INSTRUCTIONS TO FOLLOW:
Copy all lines below exactly as written. Leave pictures out.

DATASET EXTRACT:
#####

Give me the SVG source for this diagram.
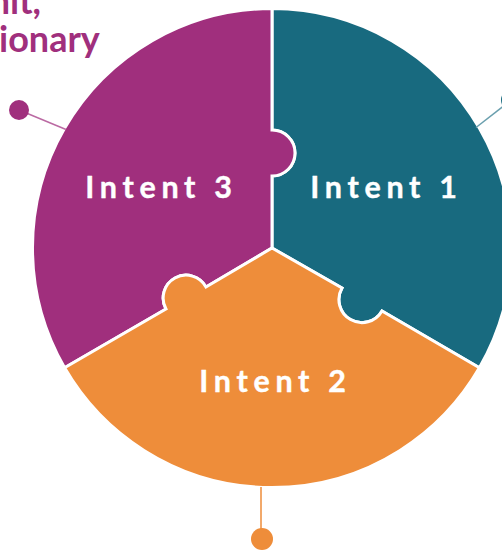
<svg xmlns="http://www.w3.org/2000/svg" width="502" height="551" viewBox="0 0 502 551">
<style>
.seg{stroke:#fff;stroke-width:3;stroke-linejoin:miter}
.lbl{font-family:Lato,"Open Sans",sans-serif;font-weight:700;font-size:30.5px;letter-spacing:5.7px;fill:#fff;stroke:#fff;stroke-width:.4;text-anchor:middle}
.head{font-family:Lato,"Open Sans",sans-serif;font-weight:700;font-size:36px;line-height:1;fill:#a02f7d}
.c{fill:none;stroke-width:1.5}
</style>
<rect width="502" height="551" fill="#fff"/>
<g id="intent1">
<path class="seg" fill="#186a7f" d="M272 248V176A23 23 0 0 0 272 130V8.5A239.5 239.5 0 0 1 479.4 367.8L382 311A23 23 0 1 1 342 288Z"/>
<text class="lbl" x="386.5" y="198">Intent 1</text>
</g>
<g id="intent3">
<path class="seg" fill="#a02f7d" d="M272 248V176A23 23 0 0 0 272 130V8.5A239.5 239.5 0 0 0 64.6 367.8L166 309A22.5 22.5 0 1 1 206 287Z"/>
<text class="lbl" x="161.5" y="198">Intent 3</text>
</g>
<g id="intent2">
<path class="seg" fill="#ee8d3a" d="M272 248L342 288A23 23 0 1 0 382 311L479.4 367.8A239.5 239.5 0 0 1 64.6 367.8L166 309A22.5 22.5 0 1 1 206 287Z"/>
<text class="lbl" x="275.5" y="392">Intent 2</text>
</g>
<g id="connectors">
<path class="c" stroke="#bb6aa3" d="M19 110L66 129.5"/>
<path class="c" stroke="#6a9fae" d="M476 127.5L510 101"/>
<path class="c" stroke="#ee8d3a" d="M261 487V530"/>
</g>
<g id="dots">
<circle cx="19" cy="110" r="10" fill="#a02f7d"/>
<circle cx="262" cy="539" r="11" fill="#ee8d3a"/>
<circle cx="511" cy="100" r="10" fill="#186a7f"/>
</g>
<g id="title">
<text class="head" x="41" y="13.5" text-anchor="end">nit,</text>
<text class="head" x="-1" y="52">ionary</text>
</g>
</svg>
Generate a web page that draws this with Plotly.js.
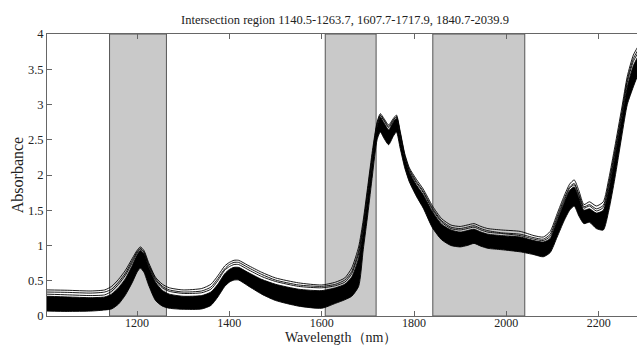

#####

RESPONSE TO THE TASK:
Give me the SVG source for this diagram.
<svg xmlns="http://www.w3.org/2000/svg" width="502" height="551" viewBox="0 0 502 551">
<style>
.seg{stroke:#fff;stroke-width:3;stroke-linejoin:miter}
.lbl{font-family:Lato,"Open Sans",sans-serif;font-weight:700;font-size:30.5px;letter-spacing:5.7px;fill:#fff;stroke:#fff;stroke-width:.4;text-anchor:middle}
.head{font-family:Lato,"Open Sans",sans-serif;font-weight:700;font-size:36px;line-height:1;fill:#a02f7d}
.c{fill:none;stroke-width:1.5}
</style>
<rect width="502" height="551" fill="#fff"/>
<g id="intent1">
<path class="seg" fill="#186a7f" d="M272 248V176A23 23 0 0 0 272 130V8.5A239.5 239.5 0 0 1 479.4 367.8L382 311A23 23 0 1 1 342 288Z"/>
<text class="lbl" x="386.5" y="198">Intent 1</text>
</g>
<g id="intent3">
<path class="seg" fill="#a02f7d" d="M272 248V176A23 23 0 0 0 272 130V8.5A239.5 239.5 0 0 0 64.6 367.8L166 309A22.5 22.5 0 1 1 206 287Z"/>
<text class="lbl" x="161.5" y="198">Intent 3</text>
</g>
<g id="intent2">
<path class="seg" fill="#ee8d3a" d="M272 248L342 288A23 23 0 1 0 382 311L479.4 367.8A239.5 239.5 0 0 1 64.6 367.8L166 309A22.5 22.5 0 1 1 206 287Z"/>
<text class="lbl" x="275.5" y="392">Intent 2</text>
</g>
<g id="connectors">
<path class="c" stroke="#bb6aa3" d="M19 110L66 129.5"/>
<path class="c" stroke="#6a9fae" d="M476 127.5L510 101"/>
<path class="c" stroke="#ee8d3a" d="M261 487V530"/>
</g>
<g id="dots">
<circle cx="19" cy="110" r="10" fill="#a02f7d"/>
<circle cx="262" cy="539" r="11" fill="#ee8d3a"/>
<circle cx="511" cy="100" r="10" fill="#186a7f"/>
</g>
<g id="title">
<text class="head" x="41" y="13.5" text-anchor="end">nit,</text>
<text class="head" x="-1" y="52">ionary</text>
</g>
</svg>
Generate a web page that draws this with Plotly.js.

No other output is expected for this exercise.